Suizid unter Aufsicht stellen
Zum zweiten müsste jeder Bürger das nicht nur moralische Recht, sondern auch die strafrechtlich nicht sanktionierbare Freiheit haben, mittels eines assistierten Suizids zu einem bei klarem Verstand und freiwillig von ihm gewählten Zeitpunkt zu sterben. Sollen kommerzielle Absichten einer entstehenden Sterbehilfe-Industrie ausgeschlossen werden, müsste man den assistierten Suizid unter Aufsicht staatlicher Organe stellen.
Dass solcherart rahmenbedingt geregelte Euthanasie gerade in Deutschland ein schwer zu vermittelnder Gedanke ist, liegt auf der Hand.
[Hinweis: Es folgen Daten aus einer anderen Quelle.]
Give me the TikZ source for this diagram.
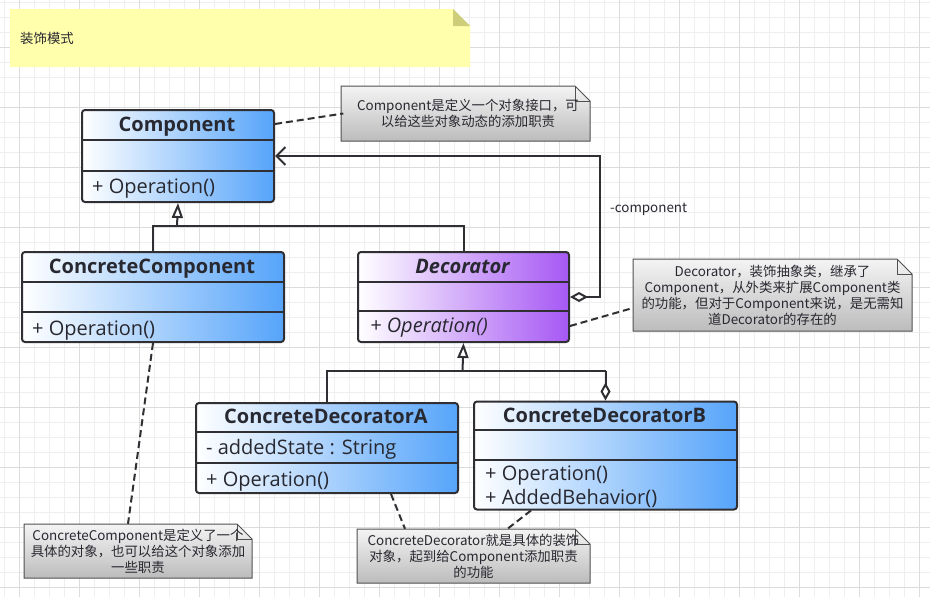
\documentclass[tikz,border=0pt]{standalone}
\usepackage{fontspec}
\setmainfont{Open Sans}
\newfontfamily\cjk{Noto Sans CJK SC}
\usetikzlibrary{arrows.meta}
\definecolor{umlblue}{RGB}{86,164,250}
\definecolor{umlpurple}{RGB}{166,88,244}
\definecolor{edgec}{RGB}{48,48,52}
\definecolor{textc}{RGB}{40,40,48}
\definecolor{notetop}{RGB}{244,244,244}
\definecolor{notebot}{RGB}{188,188,188}
\definecolor{notedraw}{RGB}{80,80,80}
\definecolor{noteyellow}{RGB}{255,255,172}
\definecolor{foldolive}{RGB}{206,206,122}
\definecolor{gridminor}{RGB}{238,238,238}
\definecolor{gridmajor}{RGB}{220,220,220}
\newcommand{\notebg}[4]{%
  \path[draw=notedraw, line width=1pt, top color=notetop, bottom color=notebot]
    (#1,#2) -- ({#3-15},#2) -- (#3,{#2+15}) -- (#3,#4) -- (#1,#4) -- cycle;
  \draw[notedraw, line width=0.8pt] ({#3-15},#2) -- ({#3-15},{#2+15}) -- (#3,{#2+15});}
\begin{document}
\begin{tikzpicture}[x=1pt,y=-1pt,
  classbox/.style={draw=edgec, line width=2pt, rounded corners=3pt, left color=white,
    right color=umlblue, anchor=north west, inner sep=0pt},
  absbox/.style={classbox, right color=umlpurple},
  divider/.style={draw=edgec, line width=2pt},
  titletext/.style={anchor=base, inner sep=0pt, text=textc, font=\fontsize{20}{24}\selectfont\bfseries},
  optext/.style={anchor=base west, inner sep=0pt, text=textc, font=\fontsize{20}{24}\selectfont},
  notetext/.style={inner sep=0pt, align=center, text=textc, font=\cjk\fontsize{13.4}{16}\selectfont},
  conn/.style={draw=edgec, line width=2pt},
  gen/.style={conn, -{Triangle[open, length=15pt, width=11pt, fill=white]}},
  notelink/.style={draw=edgec, line width=2pt, dash pattern=on 7pt off 4pt}
]
\useasboundingbox (0,0) rectangle (930,597);
\fill[white] (0,0) rectangle (930,597);
% grid
\foreach \x in {4,19,...,930} \draw[gridminor, line width=1pt] (\x,0) -- (\x,597);
\foreach \y in {2,17,...,597} \draw[gridminor, line width=1pt] (0,\y) -- (930,\y);
\foreach \x in {19,79,...,930} \draw[gridmajor, line width=1pt] (\x,0) -- (\x,597);
\foreach \y in {47,107,...,597} \draw[gridmajor, line width=1pt] (0,\y) -- (930,\y);

% title note
\fill[noteyellow] (10,9) -- (453,9) -- (470,26) -- (470,67) -- (10,67) -- cycle;
\fill[foldolive] (453,9) -- (453,26) -- (470,26) -- cycle;
\node[anchor=west, inner sep=0pt, text=textc, font=\cjk\fontsize{13.4}{16}\selectfont] (title) at (20,38) {装饰模式};

% notes backgrounds
\notebg{341}{86}{590}{141}
\notebg{633}{259}{912}{331}
\notebg{24}{524}{252}{578}
\notebg{357}{529}{590}{583}
\node[notetext, minimum width=249pt, minimum height=55pt] (n1) at (468,113.5)
  {Component是定义一个对象接口，可\\以给这些对象动态的添加职责};
\node[notetext, minimum width=279pt, minimum height=72pt] (n2) at (772.5,295)
  {Decorator，装饰抽象类，继承了\\Component，从外类来扩展Component类\\的功能，但对于Component来说，是无需知\\道Decorator的存在的};
\node[notetext, minimum width=228pt, minimum height=54pt] (n3) at (138,551)
  {ConcreteComponent是定义了一个\\具体的对象，也可以给这个对象添加\\一些职责};
\node[notetext, minimum width=233pt, minimum height=54pt] (n4) at (473.5,556)
  {ConcreteDecorator就是具体的装饰\\对象，起到给Component添加职责\\的功能};

% Component
\node[classbox, minimum width=192pt, minimum height=92pt] (comp) at (81,109) {};
\draw[divider] (81,140) -- (273,140);
\draw[divider] (81,170.5) -- (273,170.5);
\node[titletext] (compt) at (177,131) {Component};
\node[optext] (compop) at (92,193) {+ Operation()};

% ConcreteComponent
\node[classbox, minimum width=262pt, minimum height=90pt] (cc) at (21,251) {};
\draw[divider] (21,282) -- (283,282);
\draw[divider] (21,312) -- (283,312);
\node[titletext] (cct) at (152,273) {ConcreteComponent};
\node[optext] (ccop) at (32,335) {+ Operation()};

% Decorator
\node[absbox, minimum width=211pt, minimum height=90pt] (dec) at (357,251) {};
\draw[divider] (357,282) -- (568,282);
\draw[divider] (357,311) -- (568,311);
\node[titletext, font=\fontsize{20}{24}\selectfont\bfseries\itshape] (dect) at (462.5,273) {Decorator};
\node[optext, font=\fontsize{20}{24}\selectfont\itshape] (decop) at (370,332) {+ Operation()};

% ConcreteDecoratorA
\node[classbox, minimum width=262pt, minimum height=90pt] (cda) at (195,402) {};
\draw[divider] (195,432) -- (457,432);
\draw[divider] (195,463) -- (457,463);
\node[titletext] (cdat) at (326,423) {ConcreteDecoratorA};
\node[optext] (cdaat) at (206,454) {- addedState : String};
\node[optext] (cdaop) at (206,486) {+ Operation()};

% ConcreteDecoratorB
\node[classbox, minimum width=263pt, minimum height=108pt] (cdb) at (473,400.5) {};
\draw[divider] (473,430) -- (736,430);
\draw[divider] (473,459.5) -- (736,459.5);
\node[titletext] (cdbt) at (604.5,422) {ConcreteDecoratorB};
\node[optext] (cdbop) at (485,480) {+ Operation()};
\node[optext] (cdbab) at (485,504) {+ AddedBehavior()};

% generalization Component
\coordinate (j1) at (177,226);
\draw[gen] (j1) -- (comp.south);
\draw[conn] (cc.north) -- (cc.north |- j1) -- (dec.north |- j1) -- (dec.north);

% generalization Decorator
\coordinate (j2) at (462.5,371);
\draw[gen] (j2) -- (dec.south);
\draw[conn] (cda.north) -- (cda.north |- j2) -- (cdb.north |- j2);
\draw[conn, -{Diamond[length=18pt, width=10pt, fill=white]}] (cdb.north |- j2) -- (cdb.north);

% aggregation Decorator -> Component
\draw[conn, line join=miter, {Diamond[length=18pt, width=10pt, fill=white]}-{Straight Barb[length=9pt, width=18pt]}]
  (dec.east) -- ++(30,0) |- (comp.east);
\node[anchor=west, inner sep=0pt, text=textc, font=\cjk\fontsize{13.4}{16}\selectfont] (lbl) at (610,209) {-component};

% note links
\draw[notelink] ([yshift=-15pt]comp.north east) -- (n1.west);
\draw[notelink] ([yshift=-29pt]dec.east) -- ([yshift=-13pt]n2.west);
\draw[notelink] (cc.south) -- ([xshift=-10pt]n3.north);
\draw[notelink] ([xshift=64pt]cda.south) -- ([xshift=-68.5pt]n4.north);
\draw[notelink] ([xshift=-74.5pt]cdb.south) -- ([xshift=34pt]n4.north);
\end{tikzpicture}
\end{document}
Falsch ist er deswegen nicht. Sterbensschmerzen muss kein Mensch als gottgewollt hinnehmen.
Gläubige Mitbürger mögen sich in ihr religiös determiniertes Schicksal ergeben, was aller Ehren wert ist. In Zeiten grassierender Entkirchlichung und Entchristlichung hingegen müssen alle anderen zu lernen beginnen, sich selbst gegenüber verantwortlich zu sterben.
Verantwortlich sterben heißt, rechtzeitig und für die Nächsten oder den Sterbehelfer erkennbar jenen Weg zu skizzieren, dokumentieren und hinterlegen, auf dem man einmal sterben möchte, um in Ruhe leben zu können, weil man schließlich – sollte das Sterben dereinst allzu plötzlich eintreten – auf das Unvermeidliche vorbereitet ist. Die Anrufung christlicher Barmherzigkeit ist schön, administrative Struktursicherheit besser.
Christian Schüle, 43, hat in München und Wien Philosophie und Politische Wissenschaft studiert, war Redakteur der ZEIT und lebt als freier Essayist, Schriftsteller und Autor in Hamburg. Er hat mehrere Bücher veröffentlicht, zuletzt den Roman "Das Ende unserer Tage" (Klett-Cotta), den Essay "Vom Ich zum Wir" (Piper) und gerade eben den Essay "Wie wir sterben lernen" (Pattloch Verlag).